Não nos esqueçamos que, desde Dezembro de 2016, a principal via expresso de Luanda, com uma extensão de 67 quilómetros, ostenta o nome de Fidel Castro, em reconhecimento do papel do líder cubano na independência de Angola.
Foi por decisão do executivo que Angola cumpriu um dia de luto nacional, com as bandeiras a meia haste, pela morte do histórico líder cubano Fidel Castro, que o presidente José Eduardo dos Santos considerou como o “maior amigo” do país.
Com três faixas de rodagem em cada sentido, a via expresso Cabolombo-Viana-Cacuaco é uma das principais estradas do país, permitindo escoar o trânsito ao longo dos municípios de Belas, Viana e Cacuaco.

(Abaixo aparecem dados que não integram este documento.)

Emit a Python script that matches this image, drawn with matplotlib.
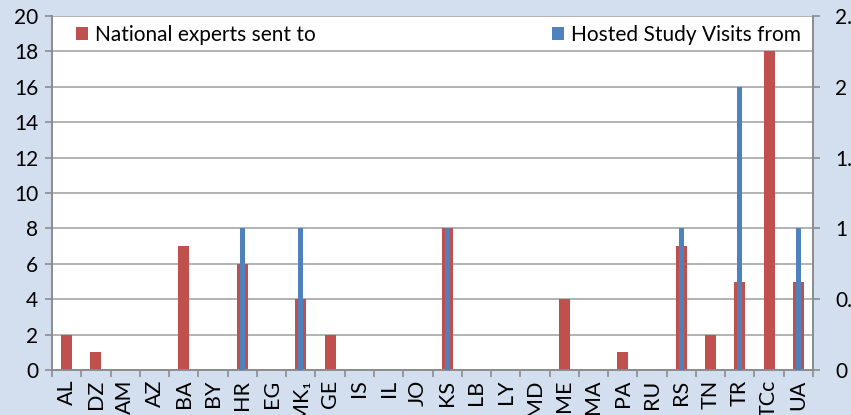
import numpy as np
import matplotlib.pyplot as plt

# categories along the x axis
countries = ['AL', 'DZ', 'AM', 'AZ', 'BA', 'BY', 'HR', 'EG', 'MK\u2081', 'GE', 'IS', 'IL', 'JO',
             'KS', 'LB', 'LY', 'MD', 'ME', 'MA', 'PA', 'RU', 'RS', 'TN', 'TR', 'TCc', 'UA']
# left axis series
experts_sent = [2, 1, 0, 0, 7, 0, 6, 0, 4, 2, 0, 0, 0,
                8, 0, 0, 0, 4, 0, 1, 0, 7, 2, 5, 18, 5]
# right axis series
visits_hosted = [0, 0, 0, 0, 0, 0, 1, 0, 1, 0, 0, 0, 0,
                 1, 0, 0, 0, 0, 0, 0, 0, 1, 0, 2, 0, 1]
left_ticks = [0, 2, 4, 6, 8, 10, 12, 14, 16, 18, 20]
right_ticks = [0, 0.5, 1, 1.5, 2, 2.5]
right_labels = ['0', '0.5', '1', '1.5', '2', '2.5']

red = '#c0504d'
blue = '#4f81bd'
bg = '#d3dfee'
grey = '#8c8c8c'
plt.rcParams['font.family'] = ['Lato', 'DejaVu Sans']

fig = plt.figure(figsize=(8.51, 4.15), dpi=100)
fig.patch.set_facecolor(bg)
ax = fig.add_axes([52/851, 1 - 370/415, (813 - 52)/851, (370 - 16)/415])
ax.set_facecolor('white')

x = np.arange(len(countries))
ax.bar(x, experts_sent, width=0.375, color=red, label='National experts sent to', zorder=2)
ax.set_ylim(0, 20)
ax.set_xlim(-0.5, len(countries) - 0.5)
ax.set_yticks(left_ticks)
ax.yaxis.grid(True, color='#a6a6a6', linewidth=1.2, zorder=0)
ax.set_axisbelow(True)

# x ticks: marks on boundaries, labels at centres
ax.set_xticks(x)
ax.set_xticklabels(countries, rotation=90, fontsize=15.5)
ax.tick_params(axis='x', length=0, pad=7)
ax.set_xticks(np.arange(-0.5, len(countries)), minor=True)
ax.tick_params(axis='x', which='minor', length=5, width=1.2, color=grey)
ax.tick_params(axis='y', length=5, width=1.2, color=grey, labelsize=15, pad=5)

ax.spines['top'].set_visible(False)
for s in ['left', 'right', 'bottom']:
    ax.spines[s].set_color(grey)
    ax.spines[s].set_linewidth(1.2)

# secondary axis for the hosted study visits
ax2 = ax.twinx()
ax2.bar(x, visits_hosted, width=0.17, color=blue, label='Hosted Study Visits from', zorder=3)
ax2.set_ylim(0, 2.5)
ax2.set_yticks(right_ticks)
ax2.set_yticklabels(right_labels)
ax2.tick_params(axis='y', length=5, width=1.2, color=grey, labelsize=15, pad=11)
ax2.spines['top'].set_visible(False)
for s in ['left', 'right', 'bottom']:
    ax2.spines[s].set_color(grey)
    ax2.spines[s].set_linewidth(1.2)

ax.legend(loc='upper left', bbox_to_anchor=(0.015, 1.01), frameon=False, fontsize=15,
          handlelength=0.6, handleheight=0.6, handletextpad=0.3, borderaxespad=0.2)
ax2.legend(loc='upper right', bbox_to_anchor=(1.0, 1.01), frameon=False, fontsize=15,
           handlelength=0.6, handleheight=0.6, handletextpad=0.3, borderaxespad=0.2)

fig.savefig('out.png', dpi=100, facecolor=bg)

Numa iniciativa que juntou também o Governo Provincial de Luanda, aquela via passou a ser denominada oficialmente de “Comandante-em-chefe da Revolução Cubana Fidel Castro Ruz”.
Uma “singela homenagem de respeito e admiração à grandeza da figura de um dos maiores políticos revolucionários que mais marcou o século passado”, declarou, durante o ato de descerramento da placa, o então ministro de Estado e chefe da Casa de Segurança do Presidente da República, general Manuel Hélder Vieira Dias “Kopelipa”.
O então presidente do MPLA destacou que Fidel Castro “foi o maior amigo de Angola” e uma “figura histórica” do movimento revolucionário.
“Ajudou o povo angolano a conquistar a independência. A defender essa independência. A defender a integridade territorial e todas as conquistas então alcançadas”, enfatizou José Eduardo dos Santos.